TDOT chief engineer Paul Diggs said Friday the state will pay the cost of construction of an industrial access road. “We estimate it to be in vicinity of $6 million,” he said.

Meanwhile, a temporary fix for McDonald Road could be what is called surface treating. “A short-term paving project could be done for about $400,000,” he said.

But contracts for the new project won’t be let until next summer, and construction will start in August or September.

Special program

TDOT spokesman Julie Oaks said Wednesday that state law authorizes TDOT to contract with cities and counties to develop industrial access roads to enhance and encourage economic development. The program is known as the State Industrial Access (SIA) program.

In spring 2007, TDOT and Obion County entered into a contract for construction of the SIA route to the EGP plant.

She said TDOT knew the construction of the plant would likely be completed before the road project. But the project is not only on schedule, it’s been “aggressively accelerated.”

Not competing

Biggs said if this were a state highway-type project, it would have to compete for funding with a lot of other projects statewide. The SIA program is for small projects.

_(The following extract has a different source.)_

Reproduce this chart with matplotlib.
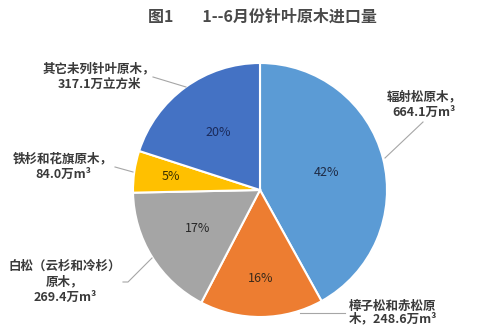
import matplotlib
matplotlib.use("Agg")
import matplotlib.pyplot as plt
import numpy as np

plt.rcParams['font.family'] = ['Noto Sans CJK SC', 'DejaVu Sans']

# Data (clockwise from 12 o'clock)
categories = ["辐射松原木", "樟子松和赤松原木", "白松（云杉和冷杉）原木", "铁杉和花旗原木", "其它未列针叶原木"]
values = [664.1, 248.6, 269.4, 84.0, 317.1]
value_labels = ["664.1万m³", "248.6万m³", "269.4万m³", "84.0万m³", "317.1万立方米"]
colors = ["#5B9BD5", "#ED7D31", "#A5A5A5", "#FFC000", "#4472C4"]
title = "图1        1--6月份针叶原木进口量"

W, H = 498, 327
fig = plt.figure(figsize=(W / 100, H / 100), dpi=100)
ax = fig.add_axes([0, 0, 1, 1])
ax.set_xlim(0, W)
ax.set_ylim(0, H)
ax.set_aspect('equal')
ax.axis('off')

cx, cy, R = 260, 327 - 190, 127
wedges, _ = ax.pie(values, colors=colors, startangle=90, counterclock=False,
                   center=(cx, cy), radius=R,
                   wedgeprops=dict(edgecolor='white', linewidth=1.5))
ax.set_xlim(0, W)
ax.set_ylim(0, H)

# percentage labels
total = sum(values)
pct_r = [0.54, 0.70, 0.58, 0.71, 0.56]
pct_colors = ["#1F2A44", "#3A2A1A", "#262626", "#3A3000", "#1A2A5A"]
cum = 0
for v, r, c in zip(values, pct_r, pct_colors):
    mid = 90 - (cum + v / 2) / total * 360
    cum += v
    ang = np.deg2rad(mid)
    ax.text(cx + r * R * np.cos(ang), cy + r * R * np.sin(ang),
            f"{v / total * 100:.0f}%", ha='center', va='center',
            fontsize=9, color=c)

tc = "#3a3a3a"
fig.text(262 / W, 1 - 17 / H, title, ha='center', va='center',
         fontsize=11.5, fontweight='bold', color="#4a4a4a")

def Y(y):
    return H - y

lab_kw = dict(ha='center', va='center', fontsize=9, fontweight='bold',
              color=tc, linespacing=1.25)

# 辐射松
ax.text(424, Y(105), categories[0] + "，\n" + value_labels[0], **lab_kw)
ax.plot([423, 385], [Y(122), Y(158)], color="#A6A6A6", lw=0.8)
# 樟子松和赤松
ax.text(393, Y(306), "樟子松和赤松原", **lab_kw)
ax.text(393, Y(319), "木，" + value_labels[1], **lab_kw)
ax.plot([300, 345], [Y(313), Y(313)], color="#A6A6A6", lw=0.8)
# 白松
ax.text(65, Y(282), "白松（云杉和冷杉）\n原木，\n" + value_labels[2], **lab_kw)
ax.plot([123, 128, 152], [Y(282), Y(282), Y(258)], color="#A6A6A6", lw=0.8)
# 铁杉
ax.text(63, Y(167), categories[3] + "，\n" + value_labels[3], **lab_kw)
ax.plot([115, 133], [Y(167), Y(172)], color="#A6A6A6", lw=0.8)
# 其它
ax.text(99, Y(77), categories[4] + "，\n" + value_labels[4], **lab_kw)
ax.plot([153, 186], [Y(77), Y(87)], color="#A6A6A6", lw=0.8)

fig.savefig("out.png", dpi=100, facecolor='white')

“This is a large industrial access project,” he said. “Typically, these projects are only a half mile in length. The big difference is that it does not have to compete with other projects in the state. We have a special allocation for industrial access roads. It allows us to deliver them much faster.”

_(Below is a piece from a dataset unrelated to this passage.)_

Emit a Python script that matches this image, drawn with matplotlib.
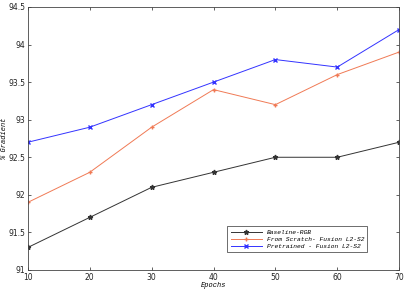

Upon completion of the project — sometime in 2010 — Obion County government will assume full responsibility for maintenance of the road.

In-kind work

Obion County Mayor Benny McGuire said TDOT’s plan for the project includes building a new bridge “somewhere down there.”

“They can’t decide whether one of the bridges we built is up to (state) specifications,” he said.

And he doesn’t hear from TDOT much.

“They called me four or five months ago and said, ‘You need to send us $300,000.’ I said, ‘No, sir, we’re going to do in-kind work,’” McGuire said.

In-kind work is work done by local government instead of paying a matching fee for a public project.

“This guy said, ‘That isn’t what the paperwork shows.’ I said, ‘Sir, I’ve got a letter here from Gov. Bredesen and (TDOT) commissioner Gerald Nicely that says we can do in-kind work,” McGuire said. “They finally agreed I was right. We are going to do the in-kind work. Whenever they tell us to go to work, we’re ready.

“Another thing. They are supposed to buy the land where they cut corners (convert hairpin curves to straight lines). They haven’t done that yet.”